Para Diego, que de Maradona tiene sólo su contextura, el intenso éxito que vive hoy el club trae diferencias en cómo se vive el fanatismo en la tribuna. Mientras unos esperan secretamente que la U pierda —para poder cantar que aunque no ganemos en la cancha, esta hinchada no te dejará— hay otros que sólo van a sacarse fotos para el facebook, mostrándole al resto que están ahí, alentando a un equipo que gana siempre, pero sin ponerle mucho empeño ni aguante.
—La peor weá que le pudo haber pasado a la hinchada de la U fue esto de la “hinchada hay una sola”. La peor weá. Por mucho tiempo la gente de la U se caracterizó por su humildad, por estar ahí en las buenas y sobre todo en las malas, pero cuando empezaron a correrse la paja cantándose a sí mismos, creyéndose los mejores y a ponerse por encima del equipo, se fue todo un poco a la mierda. La hinchada creció, pero se llenó de weones que se creían más importantes que los jugadores —dice Diego, enojado, como contrariado por vivir las alegrías de tanto triunfo con las consecuencias que ello trae: nuevos hinchas, distintos a los de antes.
La duda está en lo que pase si este momentum, de ganar mucho y jugar mejor, se prolonga por un tiempo más. Los sueños azules de toda la vida se están haciendo realidad: el tricampeonato está cerca, la Libertadores nunca fue más posible y el estadio propio dejó de ser la promesa televisiva de un doctor vociferante.
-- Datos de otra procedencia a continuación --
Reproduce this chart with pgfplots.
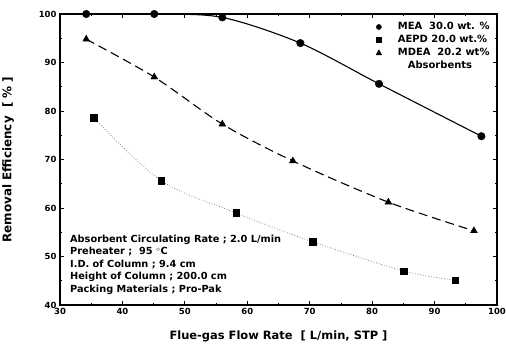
\documentclass[border=0pt]{standalone}
\usepackage{pgfplots}
\pgfplotsset{compat=1.18}
\usepackage{fontspec}
\setmainfont{DejaVu Sans}
\begin{document}
\begin{tikzpicture}
\begin{axis}[
  scale only axis, width=437bp, height=291bp,
  xmin=30, xmax=100, ymin=40, ymax=100,
  xtick={30,40,...,100}, ytick={40,50,...,100},
  minor x tick num=1, minor y tick num=1,
  tick align=inside, tick style={black, line width=0.8pt},
  major tick length=4pt, minor tick length=2.5pt,
  axis line style={line width=1.2pt},
  /pgf/number format/assume math mode=true,
  ticklabel style={font=\bfseries\fontsize{8.5}{10}\selectfont},
  xlabel={Flue-gas Flow Rate\ \ [ L/min, STP ]},
  ylabel={Removal Efficiency\ \ [ \% ]},
  xlabel style={font=\bfseries\fontsize{11.5}{12}\selectfont, yshift=-9pt},
  ylabel style={font=\bfseries\fontsize{12}{12}\selectfont, yshift=18pt},
  legend style={draw=none, fill=none, at={(0.995,0.985)}, anchor=north east,
    font=\bfseries\fontsize{10}{10.5}\selectfont, row sep=0pt},
  legend cell align=left,
  clip=false,
]
% MEA
\addplot[black, line width=1.1pt, smooth, tension=0.5, forget plot] coordinates {
 (34.2,100) (45.1,100) (56,99.3) (68.5,94) (81.1,85.6) (97.5,74.8)};
% MDEA
\addplot[black, line width=1.1pt, dash pattern=on 9pt off 5pt, smooth, tension=0.5, forget plot] coordinates {
 (34.2,94.8) (45.1,87.0) (56,77.3) (67.3,69.7) (82.6,61.2) (96.3,55.3)};
% AEPD
\addplot[black!60, line width=0.7pt, dotted, smooth, tension=0.5, forget plot] coordinates {
 (35.4,78.6) (46.2,65.6) (58.2,59.0) (70.5,53.0) (85.1,47.0) (93.3,45.1)};
\addplot[only marks, mark=*, mark size=3.8pt, black,
  legend image code/.code={\fill[black] (0,0) circle (2.6pt);}] coordinates {
 (34.2,100) (45.1,100) (56,99.3) (68.5,94) (81.1,85.6) (97.5,74.8)};
\addlegendentry{\hspace{14bp}MEA\ \ 30.0 wt. \%}
\addplot[only marks, mark=square*, mark size=3.3pt, black,
  legend image code/.code={\fill[black] (-2.3pt,-2.3pt) rectangle (2.3pt,2.3pt);}] coordinates {
 (35.4,78.6) (46.2,65.6) (58.2,59.0) (70.5,53.0) (85.1,47.0) (93.3,45.1)};
\addlegendentry{\hspace{14bp}AEPD 20.0 wt.\%}
\addplot[only marks, mark=triangle*, mark size=4pt, black,
  legend image code/.code={\fill[black] (-2.8pt,-2.2pt) -- (2.8pt,-2.2pt) -- (0,3pt) -- cycle;}] coordinates {
 (34.2,94.8) (45.1,87.0) (56,77.3) (67.3,69.7) (82.6,61.2) (96.3,55.3)};
\addlegendentry{\hspace{14bp}MDEA\ \ 20.2 wt\%}
\addlegendimage{empty legend}
\addlegendentry{\hspace{24bp}Absorbents}
\node[font=\bfseries\fontsize{9.8}{12.6}\selectfont, anchor=south west, align=left, inner sep=0pt]
  at (axis cs:31.6,42.1) {Absorbent Circulating Rate ; 2.0 L/min\\
  Preheater ;\ \ 95 $^{\circ}$C\\
  I.D. of Column ; 9.4 cm\\
  Height of Column ; 200.0 cm\\
  Packing Materials ; Pro-Pak};
\end{axis}
\pgfresetboundingbox
\path[use as bounding box] (-60bp,-47bp) rectangle (446bp,305bp);
\end{tikzpicture}
\end{document}
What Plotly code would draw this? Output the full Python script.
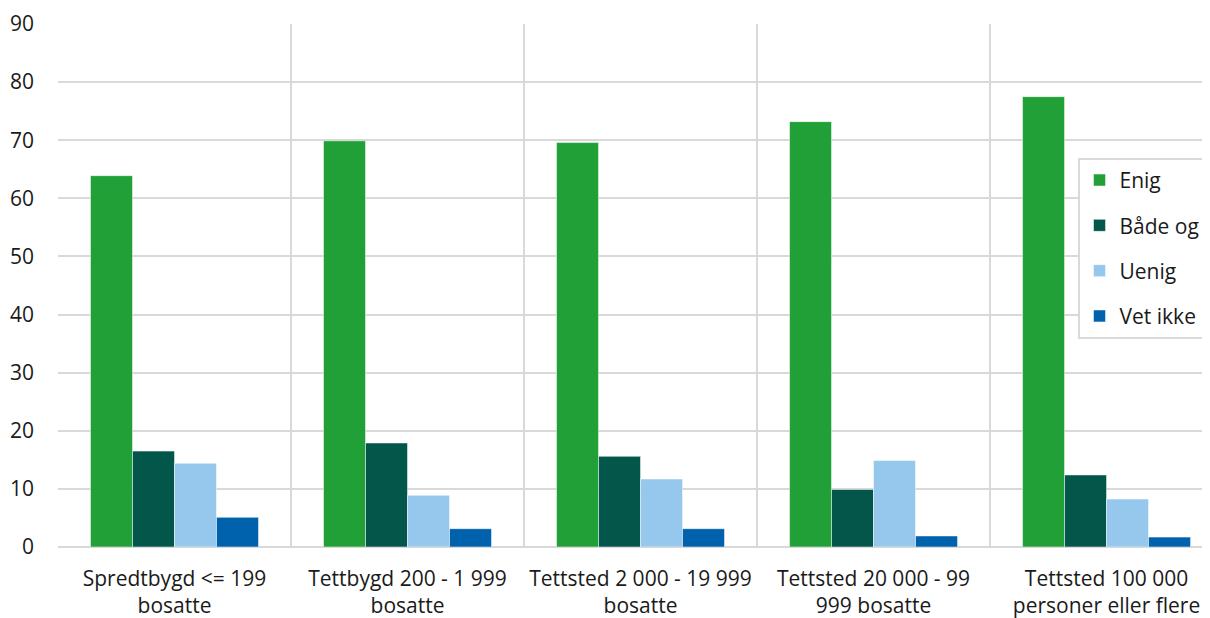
import plotly.graph_objects as go

categories = ["Spredtbygd <= 199<br>bosatte", "Tettbygd 200 - 1 999<br>bosatte",
              "Tettsted 2 000 - 19 999<br>bosatte", "Tettsted 20 000 - 99<br>999 bosatte",
              "Tettsted 100 000<br>personer eller flere"]
series_names = ["Enig", "Både og", "Uenig", "Vet ikke"]
enig = [63.9, 69.9, 69.6, 73.2, 77.5]
bade_og = [16.5, 17.9, 15.6, 9.9, 12.4]
uenig = [14.4, 8.9, 11.7, 14.9, 8.25]
vet_ikke = [5.1, 3.15, 3.15, 1.9, 1.7]
colors = ["#21a038", "#02574a", "#96c7ec", "#0062ad"]

fig = go.Figure()
for name, vals, col in zip(series_names, [enig, bade_og, uenig, vet_ikke], colors):
    fig.add_trace(go.Bar(x=categories, y=vals, name=name, legendgroup=name,
                         marker=dict(color=col, line=dict(color="white", width=0.5))))

font = dict(family="Open Sans", size=21, color="#1a1a1a")
fig.update_layout(
    width=1210, height=610,
    margin=dict(l=50, r=8, t=16, b=71),
    paper_bgcolor="white", plot_bgcolor="white",
    font=font,
    barmode="group", bargap=0.279, bargroupgap=0,
    legend=dict(x=0.885, y=0.744, xanchor="left", yanchor="top",
                bgcolor="white", bordercolor="#d9d9d9", borderwidth=2,
                tracegroupgap=15, font=font, entrywidth=100),
    showlegend=True,
)
fig.update_xaxes(range=[-0.5, 4.444], tickson="boundaries", showgrid=True,
                 gridcolor="#d9d9d9", gridwidth=2, ticks="", showline=False,
                 ticklabelstandoff=17, zeroline=False, automargin=False)
fig.update_yaxes(range=[0, 90], dtick=10, showgrid=True, gridcolor="#d9d9d9",
                 gridwidth=2, zeroline=True, zerolinecolor="#d9d9d9", zerolinewidth=2,
                 ticks="", ticklabelstandoff=23, automargin=False)
fig.write_html("out.html")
El cambio de paradigma parece inminente.
¿Serán los hinchas de la U, si ganan la Libertadores, los colocolinos del futuro, esos que insoportables enrostran la Copa del 91 frente a cualquier desventaja en la conversación? ¿Estarán ahí los viejos fans, aquellos que se criaron en las decepciones y la angustia, para bajar a los nuevos y enseñarles que esto es sólo circunstancia, que la vida es más perder que ganar? ¿O desaparecerán, entre el humo y las puteadas, como los largos años de derrotas?